>> Start
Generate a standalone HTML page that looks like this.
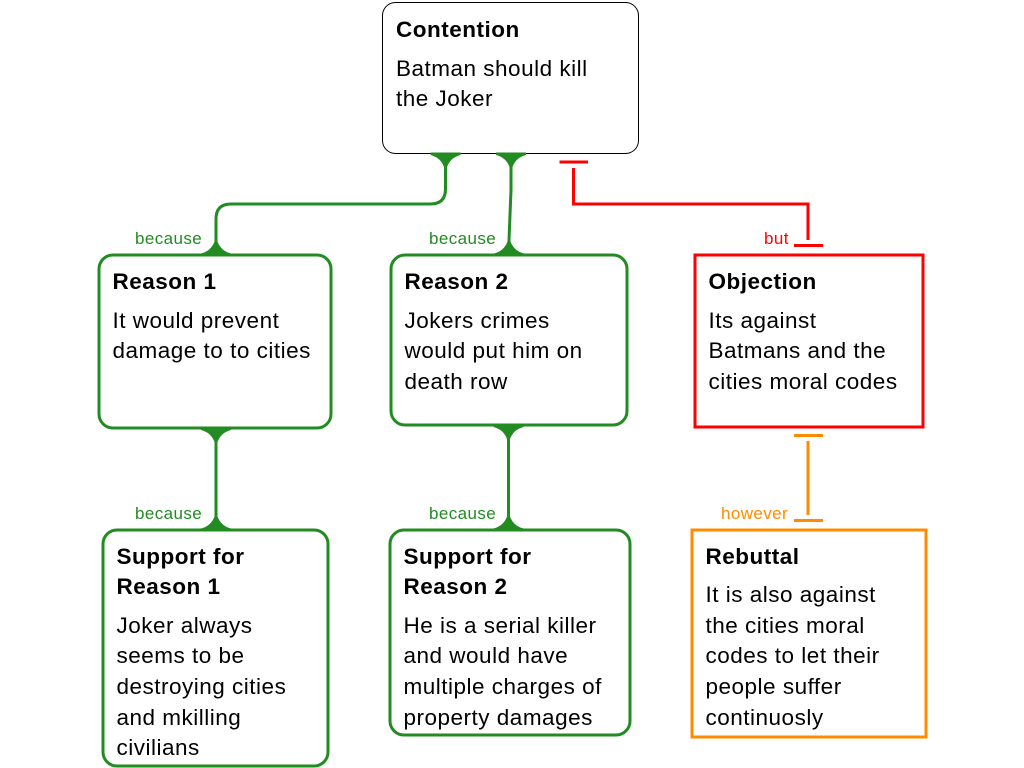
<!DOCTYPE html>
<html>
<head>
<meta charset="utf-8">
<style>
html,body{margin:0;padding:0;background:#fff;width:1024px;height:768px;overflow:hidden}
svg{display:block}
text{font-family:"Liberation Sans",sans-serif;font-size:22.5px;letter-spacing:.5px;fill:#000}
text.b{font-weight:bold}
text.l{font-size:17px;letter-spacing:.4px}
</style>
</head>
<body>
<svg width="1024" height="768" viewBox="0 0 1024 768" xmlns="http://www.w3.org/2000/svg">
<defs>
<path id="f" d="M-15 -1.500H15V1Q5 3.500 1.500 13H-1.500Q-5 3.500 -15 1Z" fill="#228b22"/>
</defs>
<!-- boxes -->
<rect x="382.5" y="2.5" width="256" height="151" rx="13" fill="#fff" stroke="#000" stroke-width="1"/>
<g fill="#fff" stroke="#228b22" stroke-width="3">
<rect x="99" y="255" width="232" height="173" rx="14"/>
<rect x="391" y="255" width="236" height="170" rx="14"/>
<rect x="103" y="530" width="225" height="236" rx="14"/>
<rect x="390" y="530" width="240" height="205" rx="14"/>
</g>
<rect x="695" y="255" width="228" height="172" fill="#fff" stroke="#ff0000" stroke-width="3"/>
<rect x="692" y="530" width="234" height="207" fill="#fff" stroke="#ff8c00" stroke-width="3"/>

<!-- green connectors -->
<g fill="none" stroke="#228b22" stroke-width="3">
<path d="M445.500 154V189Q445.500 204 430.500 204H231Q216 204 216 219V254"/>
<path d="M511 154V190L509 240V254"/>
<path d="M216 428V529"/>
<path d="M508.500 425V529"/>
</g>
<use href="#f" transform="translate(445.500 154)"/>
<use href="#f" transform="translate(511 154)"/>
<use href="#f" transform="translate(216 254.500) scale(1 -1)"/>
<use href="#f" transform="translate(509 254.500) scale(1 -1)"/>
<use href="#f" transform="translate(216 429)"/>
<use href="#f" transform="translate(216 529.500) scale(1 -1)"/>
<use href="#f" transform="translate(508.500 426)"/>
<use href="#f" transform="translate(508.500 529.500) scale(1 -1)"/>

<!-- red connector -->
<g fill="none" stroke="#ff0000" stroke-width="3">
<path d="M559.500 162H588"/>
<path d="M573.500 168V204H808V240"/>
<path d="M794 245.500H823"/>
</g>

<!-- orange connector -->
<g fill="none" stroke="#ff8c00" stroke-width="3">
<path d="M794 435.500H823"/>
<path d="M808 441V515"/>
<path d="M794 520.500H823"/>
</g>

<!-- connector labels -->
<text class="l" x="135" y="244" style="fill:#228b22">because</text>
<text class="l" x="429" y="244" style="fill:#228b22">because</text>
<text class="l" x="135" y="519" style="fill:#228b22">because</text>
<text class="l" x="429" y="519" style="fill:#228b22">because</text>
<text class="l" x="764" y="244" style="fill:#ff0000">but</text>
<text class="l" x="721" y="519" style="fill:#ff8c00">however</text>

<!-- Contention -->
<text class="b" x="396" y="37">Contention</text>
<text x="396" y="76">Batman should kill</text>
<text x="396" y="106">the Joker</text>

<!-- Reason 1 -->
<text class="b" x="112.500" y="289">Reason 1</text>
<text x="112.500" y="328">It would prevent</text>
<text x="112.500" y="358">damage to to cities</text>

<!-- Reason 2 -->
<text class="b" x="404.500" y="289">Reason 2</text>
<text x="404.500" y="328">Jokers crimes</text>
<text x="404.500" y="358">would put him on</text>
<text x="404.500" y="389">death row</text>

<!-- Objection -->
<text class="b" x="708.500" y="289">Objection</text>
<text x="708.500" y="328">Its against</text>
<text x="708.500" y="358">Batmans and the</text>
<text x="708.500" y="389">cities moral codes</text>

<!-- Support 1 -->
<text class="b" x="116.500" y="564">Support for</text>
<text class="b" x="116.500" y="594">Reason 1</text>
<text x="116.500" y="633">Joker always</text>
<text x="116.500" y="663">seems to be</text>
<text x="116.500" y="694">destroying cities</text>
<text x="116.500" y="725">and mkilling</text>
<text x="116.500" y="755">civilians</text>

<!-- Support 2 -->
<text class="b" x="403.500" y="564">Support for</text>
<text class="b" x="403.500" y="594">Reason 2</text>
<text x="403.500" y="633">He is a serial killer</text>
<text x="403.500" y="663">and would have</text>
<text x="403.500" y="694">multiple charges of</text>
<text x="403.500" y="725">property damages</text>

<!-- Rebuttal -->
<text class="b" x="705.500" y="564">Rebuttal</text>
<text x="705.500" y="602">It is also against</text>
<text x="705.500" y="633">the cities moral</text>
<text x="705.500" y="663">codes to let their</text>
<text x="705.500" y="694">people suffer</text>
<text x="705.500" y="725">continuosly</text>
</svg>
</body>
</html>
>> End
## EXERCISE DIRECTIONS
Print the full listing exactly, dropping the pictures.

## RESULT FOR THIS EXERCISE
Generate a standalone HTML page that looks like this.
<!DOCTYPE html>
<html>
<head>
<meta charset="utf-8">
<style>
html,body{margin:0;padding:0;background:#fff;width:1024px;height:768px;overflow:hidden}
svg{display:block}
text{font-family:"Liberation Sans",sans-serif;font-size:22.5px;letter-spacing:.5px;fill:#000}
text.b{font-weight:bold}
text.l{font-size:17px;letter-spacing:.4px}
</style>
</head>
<body>
<svg width="1024" height="768" viewBox="0 0 1024 768" xmlns="http://www.w3.org/2000/svg">
<defs>
<path id="f" d="M-15 -1.500H15V1Q5 3.500 1.500 13H-1.500Q-5 3.500 -15 1Z" fill="#228b22"/>
</defs>
<!-- boxes -->
<rect x="382.5" y="2.5" width="256" height="151" rx="13" fill="#fff" stroke="#000" stroke-width="1"/>
<g fill="#fff" stroke="#228b22" stroke-width="3">
<rect x="99" y="255" width="232" height="173" rx="14"/>
<rect x="391" y="255" width="236" height="170" rx="14"/>
<rect x="103" y="530" width="225" height="236" rx="14"/>
<rect x="390" y="530" width="240" height="205" rx="14"/>
</g>
<rect x="695" y="255" width="228" height="172" fill="#fff" stroke="#ff0000" stroke-width="3"/>
<rect x="692" y="530" width="234" height="207" fill="#fff" stroke="#ff8c00" stroke-width="3"/>

<!-- green connectors -->
<g fill="none" stroke="#228b22" stroke-width="3">
<path d="M445.500 154V189Q445.500 204 430.500 204H231Q216 204 216 219V254"/>
<path d="M511 154V190L509 240V254"/>
<path d="M216 428V529"/>
<path d="M508.500 425V529"/>
</g>
<use href="#f" transform="translate(445.500 154)"/>
<use href="#f" transform="translate(511 154)"/>
<use href="#f" transform="translate(216 254.500) scale(1 -1)"/>
<use href="#f" transform="translate(509 254.500) scale(1 -1)"/>
<use href="#f" transform="translate(216 429)"/>
<use href="#f" transform="translate(216 529.500) scale(1 -1)"/>
<use href="#f" transform="translate(508.500 426)"/>
<use href="#f" transform="translate(508.500 529.500) scale(1 -1)"/>

<!-- red connector -->
<g fill="none" stroke="#ff0000" stroke-width="3">
<path d="M559.500 162H588"/>
<path d="M573.500 168V204H808V240"/>
<path d="M794 245.500H823"/>
</g>

<!-- orange connector -->
<g fill="none" stroke="#ff8c00" stroke-width="3">
<path d="M794 435.500H823"/>
<path d="M808 441V515"/>
<path d="M794 520.500H823"/>
</g>

<!-- connector labels -->
<text class="l" x="135" y="244" style="fill:#228b22">because</text>
<text class="l" x="429" y="244" style="fill:#228b22">because</text>
<text class="l" x="135" y="519" style="fill:#228b22">because</text>
<text class="l" x="429" y="519" style="fill:#228b22">because</text>
<text class="l" x="764" y="244" style="fill:#ff0000">but</text>
<text class="l" x="721" y="519" style="fill:#ff8c00">however</text>

<!-- Contention -->
<text class="b" x="396" y="37">Contention</text>
<text x="396" y="76">Batman should kill</text>
<text x="396" y="106">the Joker</text>

<!-- Reason 1 -->
<text class="b" x="112.500" y="289">Reason 1</text>
<text x="112.500" y="328">It would prevent</text>
<text x="112.500" y="358">damage to to cities</text>

<!-- Reason 2 -->
<text class="b" x="404.500" y="289">Reason 2</text>
<text x="404.500" y="328">Jokers crimes</text>
<text x="404.500" y="358">would put him on</text>
<text x="404.500" y="389">death row</text>

<!-- Objection -->
<text class="b" x="708.500" y="289">Objection</text>
<text x="708.500" y="328">Its against</text>
<text x="708.500" y="358">Batmans and the</text>
<text x="708.500" y="389">cities moral codes</text>

<!-- Support 1 -->
<text class="b" x="116.500" y="564">Support for</text>
<text class="b" x="116.500" y="594">Reason 1</text>
<text x="116.500" y="633">Joker always</text>
<text x="116.500" y="663">seems to be</text>
<text x="116.500" y="694">destroying cities</text>
<text x="116.500" y="725">and mkilling</text>
<text x="116.500" y="755">civilians</text>

<!-- Support 2 -->
<text class="b" x="403.500" y="564">Support for</text>
<text class="b" x="403.500" y="594">Reason 2</text>
<text x="403.500" y="633">He is a serial killer</text>
<text x="403.500" y="663">and would have</text>
<text x="403.500" y="694">multiple charges of</text>
<text x="403.500" y="725">property damages</text>

<!-- Rebuttal -->
<text class="b" x="705.500" y="564">Rebuttal</text>
<text x="705.500" y="602">It is also against</text>
<text x="705.500" y="633">the cities moral</text>
<text x="705.500" y="663">codes to let their</text>
<text x="705.500" y="694">people suffer</text>
<text x="705.500" y="725">continuosly</text>
</svg>
</body>
</html>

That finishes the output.